Разумеется, не в каждой из стран Сахеля этот конфликт окрашен в исламистско-террористические тона, — но он есть в каждой стране, от Атлантики и до Индийского океана.

Другая линия радикализации — развитие посевного сельского хозяйства за счет скотоводства, также продавливаемое всяческими «фондами развития» на схоластической базе якобы экономической эффективности абсолютно без учета социальных последствий такой «современной агротехники».

Скотоводы в Салехе — уже не только кочевники, но и оседлые фермеры — недовольны политикой властей и зарубежных фондов развития, которые насаждают земледелие на их пастбищах и выгонах. Причем вся эта экономическая модель, как указывают эксперты в области африканской экономики, изначально извращена: она ориентируется не на решение реальных проблем голода, или, например, занятости — а на красивые отчеты для правлений «институтов развития» и международных меценатов, например, Билла и Мелинды Гейтс. И уж точно такая «экономика красивых презентаций» не способствует созданию устойчивого цикла производства и потребления продовольствия.

Ситуация усугубляется тем, что во многих странах Сахеля земельные угодья принадлежат или контролируются чиновниками, которые видят в программах борьбы с голодом «фондов развития» источник денежных вливаний в экономику своих стран — и источник обогащения, разумеется, тоже.

Другим примером формирования социальной напряженности в угоду интересам международных доброхотов выступает деятельность служб охраны лесов.
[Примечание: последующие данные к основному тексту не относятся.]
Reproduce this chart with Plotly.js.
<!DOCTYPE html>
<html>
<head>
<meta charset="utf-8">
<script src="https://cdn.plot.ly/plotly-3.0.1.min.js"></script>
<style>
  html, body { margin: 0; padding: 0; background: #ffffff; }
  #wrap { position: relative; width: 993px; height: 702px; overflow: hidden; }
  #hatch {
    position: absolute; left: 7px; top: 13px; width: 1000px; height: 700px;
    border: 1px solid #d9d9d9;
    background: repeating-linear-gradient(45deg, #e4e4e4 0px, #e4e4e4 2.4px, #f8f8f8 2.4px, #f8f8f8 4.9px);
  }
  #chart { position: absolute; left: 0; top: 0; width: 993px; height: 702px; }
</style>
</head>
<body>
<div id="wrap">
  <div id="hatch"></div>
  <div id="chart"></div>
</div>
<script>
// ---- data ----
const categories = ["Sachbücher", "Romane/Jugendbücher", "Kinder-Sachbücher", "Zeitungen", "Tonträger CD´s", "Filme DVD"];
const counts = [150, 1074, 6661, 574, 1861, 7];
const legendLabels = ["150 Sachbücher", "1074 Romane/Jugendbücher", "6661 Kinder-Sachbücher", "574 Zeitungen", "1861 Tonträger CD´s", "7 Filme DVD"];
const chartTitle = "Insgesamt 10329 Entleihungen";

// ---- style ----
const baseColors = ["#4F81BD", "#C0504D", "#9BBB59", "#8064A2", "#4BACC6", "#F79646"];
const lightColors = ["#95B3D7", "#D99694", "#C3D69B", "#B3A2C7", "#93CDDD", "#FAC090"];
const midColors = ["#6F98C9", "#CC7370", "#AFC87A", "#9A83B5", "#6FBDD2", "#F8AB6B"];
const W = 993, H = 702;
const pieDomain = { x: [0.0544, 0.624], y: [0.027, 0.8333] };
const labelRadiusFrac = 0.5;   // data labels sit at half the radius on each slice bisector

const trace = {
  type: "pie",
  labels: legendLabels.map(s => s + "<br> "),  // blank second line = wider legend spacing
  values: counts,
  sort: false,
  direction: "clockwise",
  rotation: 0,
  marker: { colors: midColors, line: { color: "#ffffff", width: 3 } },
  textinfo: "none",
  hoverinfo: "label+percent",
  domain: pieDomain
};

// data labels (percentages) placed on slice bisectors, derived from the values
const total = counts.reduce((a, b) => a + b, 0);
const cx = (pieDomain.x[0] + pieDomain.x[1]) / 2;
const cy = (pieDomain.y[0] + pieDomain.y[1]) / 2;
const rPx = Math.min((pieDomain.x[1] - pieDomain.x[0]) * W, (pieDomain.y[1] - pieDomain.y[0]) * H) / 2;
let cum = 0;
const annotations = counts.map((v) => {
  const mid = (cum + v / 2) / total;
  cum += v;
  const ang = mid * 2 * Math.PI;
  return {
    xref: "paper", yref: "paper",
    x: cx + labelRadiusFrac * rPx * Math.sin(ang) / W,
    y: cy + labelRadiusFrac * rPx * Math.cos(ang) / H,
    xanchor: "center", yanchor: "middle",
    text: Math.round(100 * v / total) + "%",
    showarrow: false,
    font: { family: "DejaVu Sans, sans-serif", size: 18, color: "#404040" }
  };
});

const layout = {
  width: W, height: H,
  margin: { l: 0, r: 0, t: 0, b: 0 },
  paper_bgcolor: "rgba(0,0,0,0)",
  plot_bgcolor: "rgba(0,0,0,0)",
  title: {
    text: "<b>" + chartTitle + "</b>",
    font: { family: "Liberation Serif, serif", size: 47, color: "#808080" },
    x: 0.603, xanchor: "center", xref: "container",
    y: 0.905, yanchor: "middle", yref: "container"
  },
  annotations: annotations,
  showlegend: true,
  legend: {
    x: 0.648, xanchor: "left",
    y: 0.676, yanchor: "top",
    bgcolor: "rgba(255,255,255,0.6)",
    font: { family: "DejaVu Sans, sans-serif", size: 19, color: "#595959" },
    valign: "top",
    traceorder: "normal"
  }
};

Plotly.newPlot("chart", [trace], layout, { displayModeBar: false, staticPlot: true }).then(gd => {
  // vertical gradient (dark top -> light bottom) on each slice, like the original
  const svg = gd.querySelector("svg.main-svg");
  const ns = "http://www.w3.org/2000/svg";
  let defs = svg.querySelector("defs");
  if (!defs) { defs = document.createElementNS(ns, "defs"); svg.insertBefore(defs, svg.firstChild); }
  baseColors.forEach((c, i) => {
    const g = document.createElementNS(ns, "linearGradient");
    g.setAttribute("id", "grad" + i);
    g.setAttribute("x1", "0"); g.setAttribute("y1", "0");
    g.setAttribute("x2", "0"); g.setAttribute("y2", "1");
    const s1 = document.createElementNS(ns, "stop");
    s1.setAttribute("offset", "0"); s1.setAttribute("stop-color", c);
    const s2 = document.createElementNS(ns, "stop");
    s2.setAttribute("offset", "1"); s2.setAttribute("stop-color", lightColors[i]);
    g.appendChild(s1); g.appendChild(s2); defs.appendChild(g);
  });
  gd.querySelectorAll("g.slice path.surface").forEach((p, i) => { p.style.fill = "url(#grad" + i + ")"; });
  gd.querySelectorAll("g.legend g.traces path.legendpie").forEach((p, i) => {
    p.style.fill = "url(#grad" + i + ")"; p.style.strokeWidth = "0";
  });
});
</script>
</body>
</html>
Службы лесного хозяйства создавались в африканских странах еще в колониальную эпоху, как военизированные организации. Их основной мандат заключался в обеспечении сохранности природных ресурсов и предотвращении опустынивания посредством сложной системы разрешений и штрафов. Под влиянием давления «программ устойчивого развития» и многочисленных фондов защитников дикой природы — а еще больше в надежде сохранить их гранты — в Мали, например, еще колониальный закон о лесах был пересмотрен и стал куда более репрессивным. Были введены чрезвычайно высокие штрафы — за сбор сухостоя, за охоту для личных нужд, за незарегистрированные посевы. Помножьте это на традиционную африканскую коррупцию и автоматы в руках егерей — и легко догадаться, что в результате Лесная служба стала инструментом грабежа в сельской местности и мишенью для гнева сельского населения, чем немедленно воспользовались джихадисты. Участились нападения на егерей со стороны исламистских групп, егеря отвечают уничтоженными незарегистрированными посевами, те, чей урожай погиб, уходят к исламистам.

Так это работает не только в Мали, но и по всей центральной части Сахеля.
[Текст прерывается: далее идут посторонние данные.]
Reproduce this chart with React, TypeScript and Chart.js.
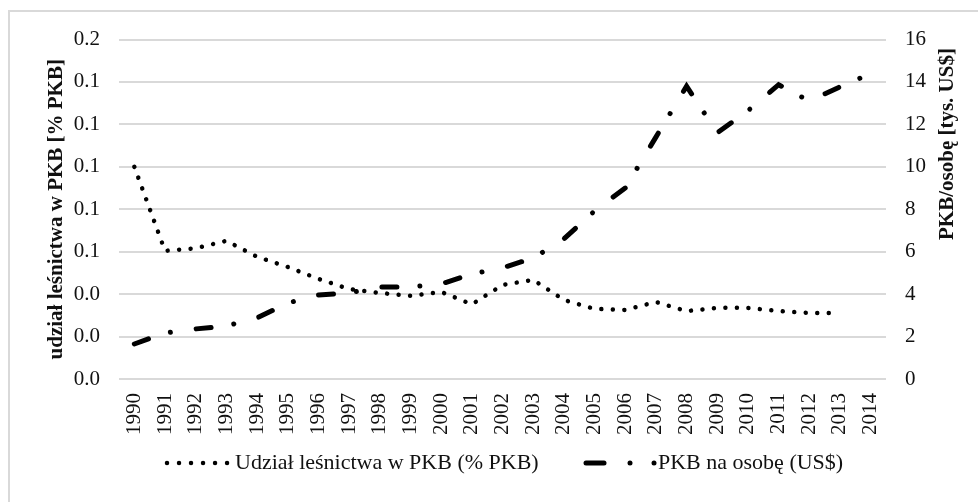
import { useEffect, useRef } from "react";
import { Chart, registerables } from "chart.js";

Chart.register(...registerables);

const years = [
  "1990", "1991", "1992", "1993", "1994", "1995", "1996", "1997", "1998", "1999",
  "2000", "2001", "2002", "2003", "2004", "2005", "2006", "2007", "2008", "2009",
  "2010", "2011", "2012", "2013", "2014",
];

// Udział leśnictwa w PKB (% PKB) – left axis
const forestryShare = [
  0.125, 0.0755, 0.077, 0.0814, 0.072, 0.066, 0.059, 0.053, 0.0507, 0.049,
  0.0513, 0.044, 0.0554, 0.0584, 0.0466, 0.0413, 0.0407, 0.0454, 0.040, 0.0419,
  0.0419, 0.040, 0.0389, 0.0388, null,
];

// PKB na osobę (tys. US$) – right axis
const gdpPerCapita = [
  1.65, 2.17, 2.36, 2.5, 2.88, 3.58, 3.96, 4.06, 4.34, 4.34,
  4.48, 4.95, 5.24, 5.7, 6.6, 7.92, 9.0, 11.4, 13.8, 11.6,
  12.64, 13.87, 13.1, 13.77, 14.39,
];

const leftTickLabels = ["0.0", "0.0", "0.0", "0.1", "0.1", "0.1", "0.1", "0.1", "0.2"];
const rightTickLabels = ["0", "2", "4", "6", "8", "10", "12", "14", "16"];

const forestryLabel = "Udział leśnictwa w PKB (% PKB)";
const gdpLabel = "PKB na osobę (US$)";
const leftTitle = "udział leśnictwa w PKB [% PKB]";
const rightTitle = "PKB/osobę [tys. US$]";

const FONT = "'Liberation Serif', 'Times New Roman', serif";
const TEXT = "#111111";
const GRID = "#d9d9d9";

const decorPlugin = {
  id: "decor",
  beforeDraw(chart: any) {
    const ctx = chart.ctx as CanvasRenderingContext2D;
    ctx.save();
    ctx.fillStyle = "#ffffff";
    ctx.fillRect(0, 0, chart.width, chart.height);
    ctx.fillStyle = GRID;
    ctx.fillRect(8, 10, 2, chart.height - 10);
    ctx.fillRect(8, 10, chart.width - 8, 2);
    ctx.restore();
  },
  afterDraw(chart: any) {
    const ctx = chart.ctx as CanvasRenderingContext2D;
    const ca = chart.chartArea;
    ctx.save();
    ctx.fillStyle = TEXT;
    ctx.font = `bold 21px ${FONT}`;
    ctx.textAlign = "center";
    ctx.textBaseline = "middle";
    // left title
    ctx.save();
    ctx.translate(57, (ca.top + ca.bottom) / 2);
    ctx.rotate(-Math.PI / 2);
    ctx.fillText(leftTitle, 0, 0);
    ctx.restore();
    // right title
    ctx.save();
    ctx.translate(948, 144);
    ctx.rotate(-Math.PI / 2);
    ctx.fillText(rightTitle, 0, 0);
    ctx.restore();

    // legend
    const ds = chart.data.datasets;
    const ly = 463;
    ctx.strokeStyle = "#000";
    ctx.lineCap = "round";
    // dotted sample
    ctx.lineWidth = 4.5;
    ctx.setLineDash([0.01, 12]);
    ctx.beginPath();
    ctx.moveTo(167, ly);
    ctx.lineTo(228, ly);
    ctx.stroke();
    ctx.setLineDash([]);
    ctx.font = `22px ${FONT}`;
    ctx.textAlign = "left";
    ctx.fillText(ds[0].label, 235, ly);
    // dash-dot-dot sample
    ctx.lineWidth = 5;
    ctx.beginPath();
    ctx.moveTo(586, ly);
    ctx.lineTo(604, ly);
    ctx.stroke();
    ctx.fillStyle = "#000";
    ctx.beginPath();
    ctx.arc(630, ly, 2.5, 0, Math.PI * 2);
    ctx.fill();
    ctx.beginPath();
    ctx.arc(654, ly, 2.5, 0, Math.PI * 2);
    ctx.fill();
    ctx.fillStyle = TEXT;
    ctx.fillText(ds[1].label, 658, ly);
    ctx.restore();
  },
};

export default function App() {
  const ref = useRef<HTMLCanvasElement | null>(null);

  useEffect(() => {
    if (!ref.current) return;
    const chart = new Chart(ref.current, {
      type: "line",
      data: {
        labels: years,
        datasets: [
          {
            label: forestryLabel,
            data: forestryShare,
            yAxisID: "y",
            borderColor: "#000",
            borderWidth: 4.5,
            borderDash: [0.01, 11.5],
            borderCapStyle: "round",
            pointRadius: 0,
            tension: 0,
            spanGaps: false,
          },
          {
            label: gdpLabel,
            data: gdpPerCapita,
            yAxisID: "y1",
            borderColor: "#000",
            borderWidth: 5,
            borderDash: [15, 23, 0.01, 26],
            borderCapStyle: "round",
            pointRadius: 0,
            tension: 0,
          },
        ],
      },
      options: {
        responsive: false,
        animation: false,
        devicePixelRatio: 1,
        layout: { padding: { top: 39.5, left: 0, right: 0, bottom: 63 } },
        plugins: {
          legend: { display: false },
          tooltip: { enabled: false },
        },
        scales: {
          x: {
            offset: true,
            grid: { display: false, drawTicks: false },
            border: { display: false },
            ticks: {
              autoSkip: false,
              minRotation: 90,
              maxRotation: 90,
              padding: 14,
              color: TEXT,
              font: { family: FONT, size: 21 },
            },
            afterFit: (s: any) => {
              s.height = 60;
            },
          },
          y: {
            position: "left",
            min: 0,
            max: 0.2,
            grid: { color: GRID, lineWidth: 2, drawTicks: false },
            border: { display: false },
            ticks: {
              stepSize: 0.025,
              padding: 19,
              color: TEXT,
              font: { family: FONT, size: 21 },
              callback: (_v: any, i: number) => leftTickLabels[i],
            },
            afterFit: (s: any) => {
              s.width = 119;
            },
          },
          y1: {
            position: "right",
            min: 0,
            max: 16,
            grid: { display: false, drawTicks: false },
            border: { display: false },
            ticks: {
              stepSize: 2,
              padding: 19,
              color: TEXT,
              font: { family: FONT, size: 21 },
              callback: (_v: any, i: number) => rightTickLabels[i],
            },
            afterFit: (s: any) => {
              s.width = 92;
            },
          },
        },
      },
      plugins: [decorPlugin],
    });
    return () => chart.destroy();
  }, []);

  return (
    <div style={{ position: "fixed", left: 0, top: 0, width: 978, height: 502, background: "#fff" }}>
      <canvas ref={ref} width={978} height={502} style={{ display: "block", width: 978, height: 502 }} />
    </div>
  );
}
Исламисты из «Группы поддержки ислама и мусульман» (ГПИМ) не только воюют, но и ведут грамотную политику привлечения симпатий местного нерадикализированного населения. Известно, например, что в сельских районах, находящихся под режимом джихадистов, скотоводы, которые хотят получить доступ к ценным пастбищам или воде для своего скота во время засушливого сезона, больше не платят традиционные взятки местным начальникам или государственным чиновникам.
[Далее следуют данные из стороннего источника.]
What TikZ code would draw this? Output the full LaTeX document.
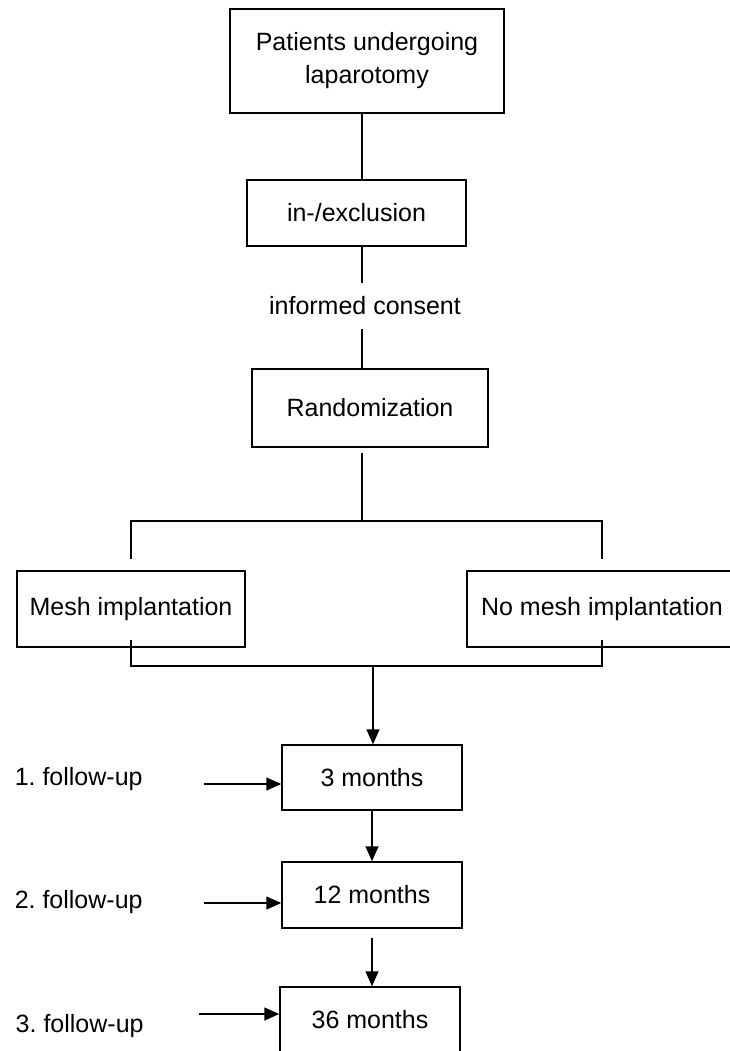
\documentclass[tikz,border=0pt]{standalone}
\usepackage{fontspec}
\setmainfont{Liberation Sans}
\usetikzlibrary{arrows.meta}
\frenchspacing

\begin{document}
\begin{tikzpicture}[x=1pt,y=-1pt,line width=1.5pt,
	box/.style={draw, inner sep=0pt, align=center, font=\fontsize{25}{33}\selectfont},
	txt/.style={inner sep=0pt, font=\fontsize{25}{33}\selectfont},
	arr/.style={-{Triangle[length=15pt,width=13pt]}}]
	\useasboundingbox (0,0) rectangle (730,1051);

	% study flow
	\node[box, minimum width=274, minimum height=104] (pat) at (367,61) {Patients undergoing\\laparotomy};
	\node[box, minimum width=219, minimum height=66] (incl) at (356.5,213) {in-/exclusion};
	\node[txt, minimum height=44] (cons) at (365,306) {informed consent};
	\node[box, minimum width=236, minimum height=78] (rand) at (370,408) {Randomization};
	\node[box, minimum width=228, minimum height=76] (mesh) at (131,609) {Mesh implantation};
	\node[box, minimum width=270, minimum height=76] (nomesh) at (602,609) {No mesh implantation};

	\coordinate (spine) at (362,0);
	\coordinate (split) at (362,521);
	\coordinate (merge) at (373,666);

	\draw (pat.south -| spine) -- (incl.north -| spine);
	\draw (incl.south -| spine) -- (cons.north -| spine);
	\draw (cons.south -| spine) -- (rand.north -| spine);
	\draw (rand.south -| split) ++(0,5) -- (split);
	\draw ([yshift=11pt]mesh.north) |- (split) -| ([yshift=11pt]nomesh.north);
	\draw ([yshift=8pt]mesh.south) |- (merge) -| ([yshift=8pt]nomesh.south);

	% follow-up
	\node[box, minimum width=180, minimum height=65] (m3) at (372,777.5) {3 months};
	\node[box, minimum width=180, minimum height=66] (m12) at (372,895) {12 months};
	\node[box, minimum width=180, minimum height=66] (m36) at (370,1020) {36 months};

	\draw[arr] (merge) -- (merge |- m3.north);
	\draw[arr] (m3.south) -- (m12.north);
	\draw[arr] (m12.south) ++(0,9) -- (m12.south |- m36.north);

	\node[txt, anchor=west] (fu1) at (14,779) {1. follow-up};
	\node[txt, anchor=west] (fu2) at (14,902) {2. follow-up};
	\node[txt, anchor=west] (fu3) at (15,1026) {3. follow-up};

	\draw[arr] (fu1.east) ++(61,5) coordinate (a1) -- (a1 -| m3.west);
	\draw[arr] (fu2.east) ++(61,1) coordinate (a2) -- (a2 -| m12.west);
	\draw[arr] (fu3.east) ++(55,-12) coordinate (a3) -- (a3 -| m36.west);
\end{tikzpicture}
\end{document}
В результате многие сельские жители в Мали склонны рассматривать ГПИМ и других джихадистов как меньшее зло, чем коррумпированное государство, чиновники которого хотят получить признание только в глазах зарубежных фондов, программ и дарителей — но не собственных крестьян.

Опыт «хозяйственной деятельности» ISIS (ИГИЛ — организация, деятельность которой запрещена в РФ) показал, что исламское государство оказалось неспособным выстроить хоть сколько-нибудь эффективную экономику — даже когда контролировало все природные ресурсы на своих территориях. Но этот же опыт показал, что уровень коррупции в исламском государстве был значительно ниже, чем вокруг него. Это достигалось террором, бесчеловечными репрессиями — но достигалось. Для Африки, замордованной чиновниками, думающими только о своем кармане и симпатиях «белых джентльменов из Европы, Китая и США», это оказывается важнейшим фактором поддержки исламистского правления.

Ситуация в Мали это показывает в деталях.